Alvaro Pascual-Leone
Professor of Neurology
Beth Israel Deaconess Medical Center
Pascual-Leone’s research aims at understanding the mechanisms that
control brain plasticity across the life span. Pascual-Leone
combines various brain
imaging and brain stimulation methodologies to establish
a causal relationship and a precise chronometry between regional brain activation
and behavior.
He uses noninvasive brain stimulation techniques to modulate
brain plasticity, suppressing some changes and enhancing others,
to gain
a
clinical benefit
and behavioral advantage for individual patients.
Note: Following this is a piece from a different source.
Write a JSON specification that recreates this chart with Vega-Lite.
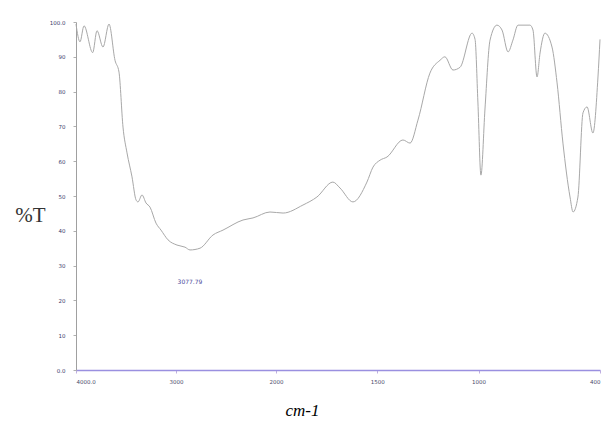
{
  "$schema": "https://vega.github.io/schema/vega-lite/v6.json",
  "width": 524,
  "height": 348,
  "autosize": {"type": "none"},
  "padding": {"left": 76, "top": 22, "right": 5, "bottom": 64},
  "background": "white",
  "config": {"view": {"stroke": null}, "axis": {"labelOverlap": false}},
  "datasets": {
    "spectrum": [
      {"wn": 4000, "t": 99.4}, {"wn": 3960, "t": 94.3}, {"wn": 3920, "t": 98.9},
      {"wn": 3833, "t": 91.2}, {"wn": 3790, "t": 97.5}, {"wn": 3730, "t": 92.8},
      {"wn": 3670, "t": 99.4}, {"wn": 3610, "t": 89.0}, {"wn": 3570, "t": 85.6},
      {"wn": 3530, "t": 69.8}, {"wn": 3490, "t": 62.4}, {"wn": 3440, "t": 55.5},
      {"wn": 3400, "t": 48.9}, {"wn": 3380, "t": 48.3}, {"wn": 3340, "t": 50.3},
      {"wn": 3300, "t": 48.0}, {"wn": 3260, "t": 46.8}, {"wn": 3200, "t": 42.2},
      {"wn": 3150, "t": 40.2}, {"wn": 3080, "t": 37.4}, {"wn": 2990, "t": 35.9},
      {"wn": 2910, "t": 35.3}, {"wn": 2860, "t": 34.5}, {"wn": 2760, "t": 35.0},
      {"wn": 2630, "t": 38.8}, {"wn": 2530, "t": 40.2}, {"wn": 2330, "t": 43.1},
      {"wn": 2230, "t": 43.7}, {"wn": 2060, "t": 45.4}, {"wn": 1965, "t": 45.1},
      {"wn": 1867, "t": 47.4}, {"wn": 1798, "t": 49.7}, {"wn": 1719, "t": 54.0},
      {"wn": 1684, "t": 52.3}, {"wn": 1620, "t": 48.3}, {"wn": 1551, "t": 54.0},
      {"wn": 1521, "t": 58.3}, {"wn": 1486, "t": 60.3}, {"wn": 1452, "t": 61.2},
      {"wn": 1373, "t": 66.1}, {"wn": 1338, "t": 65.2}, {"wn": 1299, "t": 71.8},
      {"wn": 1240, "t": 85.3}, {"wn": 1190, "t": 89.0}, {"wn": 1166, "t": 90.0},
      {"wn": 1126, "t": 86.2}, {"wn": 1091, "t": 87.0}, {"wn": 1032, "t": 96.8},
      {"wn": 1017, "t": 95.0}, {"wn": 1003, "t": 77.0}, {"wn": 988, "t": 56.0},
      {"wn": 968, "t": 75.0}, {"wn": 943, "t": 94.8}, {"wn": 909, "t": 99.1},
      {"wn": 884, "t": 97.7}, {"wn": 854, "t": 91.4}, {"wn": 830, "t": 94.8},
      {"wn": 805, "t": 99.1}, {"wn": 746, "t": 99.1}, {"wn": 731, "t": 97.7},
      {"wn": 711, "t": 84.2}, {"wn": 696, "t": 91.1}, {"wn": 672, "t": 96.8},
      {"wn": 637, "t": 92.8}, {"wn": 612, "t": 82.5}, {"wn": 583, "t": 65.2},
      {"wn": 548, "t": 49.7}, {"wn": 533, "t": 45.4}, {"wn": 509, "t": 49.7},
      {"wn": 484, "t": 73.9}, {"wn": 464, "t": 75.6}, {"wn": 435, "t": 68.1},
      {"wn": 410, "t": 84.2}, {"wn": 400, "t": 95.0}
    ],
    "labels": [
      {"wn": 2860, "t": 25.3, "label": "3077.79"}
    ]
  },
  "layer": [
    {
      "data": {"name": "spectrum"},
      "mark": {"type": "line", "color": "#a8a8a8", "strokeWidth": 1, "interpolate": "monotone"},
      "encoding": {
        "x": {
          "field": "wn", "type": "quantitative",
          "scale": {"domain": [4000, 2000, 400], "range": [0, 200, 524], "nice": false, "zero": false},
          "axis": {
            "values": [4000, 3000, 2000, 1500, 1000, 400],
            "labelExpr": "datum.value == 4000 ? '4000.0' : '' + datum.value",
            "labelOverlap": false,
            "labelFontSize": 5.5, "labelColor": "#4a4a6a", "labelFont": "DejaVu Sans",
            "labelPadding": 6,
            "domainColor": "#9a90e0", "domainWidth": 1.5,
            "tickColor": "#c0b0e0", "tickSize": 3,
            "grid": false,
            "title": "cm-1", "titleFont": "Liberation Serif", "titleFontStyle": "italic",
            "titleFontWeight": "normal", "titleFontSize": 17, "titleColor": "#000000",
            "titleX": 226, "titleY": 40, "titleBaseline": "middle", "titleAlign": "center"
          }
        },
        "y": {
          "field": "t", "type": "quantitative",
          "scale": {"domain": [0, 100], "nice": false, "zero": false},
          "axis": {
            "values": [0, 10, 20, 30, 40, 50, 60, 70, 80, 90, 100],
            "tickCount": 11,
            "labelExpr": "datum.value == 0 ? '0.0' : datum.value == 100 ? '100.0' : '' + datum.value",
            "labelOverlap": false,
            "labelSeparation": 0,
            "labelFontSize": 5.5, "labelColor": "#3a3a6a", "labelFont": "DejaVu Sans",
            "labelPadding": 8,
            "domainColor": "#a0a0a0", "domainWidth": 1,
            "tickColor": "#b0b0b0", "tickSize": 3,
            "grid": false,
            "title": "%T", "titleFont": "Liberation Serif", "titleFontWeight": "normal",
            "titleFontSize": 21, "titleColor": "#333333", "titleAngle": 0,
            "titleX": -46, "titleY": 193, "titleBaseline": "middle", "titleAlign": "center"
          }
        }
      }
    },
    {
      "data": {"name": "labels"},
      "mark": {"type": "text", "fontSize": 6, "color": "#4a4a9a", "font": "DejaVu Sans", "align": "center", "baseline": "middle"},
      "encoding": {
        "x": {"field": "wn", "type": "quantitative"},
        "y": {"field": "t", "type": "quantitative"},
        "text": {"field": "label"}
      }
    }
  ]
}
Such
noninvasive approaches can lead to clinically relevant therapeutic effects
in
neuropsychiatry and
neurorehabilitation, and serve as proof-of-principle
prior to more invasive neuromodulatory interventions.
Charles Serhan
Professor of Oral Medicine,
Infection, and Immunity
Harvard School of Dental Medicine
Serhan’s research centers on structural elucidation of novel bioactive
chemical mediators and regulation of the acute inflammatory
response. His recent research efforts have uncovered three new families
of lipid mediators—resolvins,
protectins, and neuroprotectins—that are biosynthesized
in vivo and act as endogenous anti-inflammatory chemical
mediators as well as novel proresolving
mediators. At HSDM, he will focus on mapping the resolution
pathways critical in inflammation and specifically in
the resolution of oral inflammation. His
goal is to map the unique molecular terrain in active
resolution to provide new directions for the clinical
management of oral inflammation and related
inflammatory disorders. Serhan is also the Simon Gelman
professor of anesthesia at Brigham and Women’s Hospital.
Bruce
Yankner
Professor of Pathology
Harvard Medical School
Bruce Yankner is the co-director of the new Glenn Aging
Laboratories. He is also the director of the training
program in neurodegeneration
at HMS.
His research involves molecular, cellular, and genomic
approaches to understanding the aging of the brain,
and the interface
of aging with
the pathogenesis
of neurodegenerative diseases, particularly Alzheimer’s and Parkinson’s.
Yankner is also an HMS professor of neurology.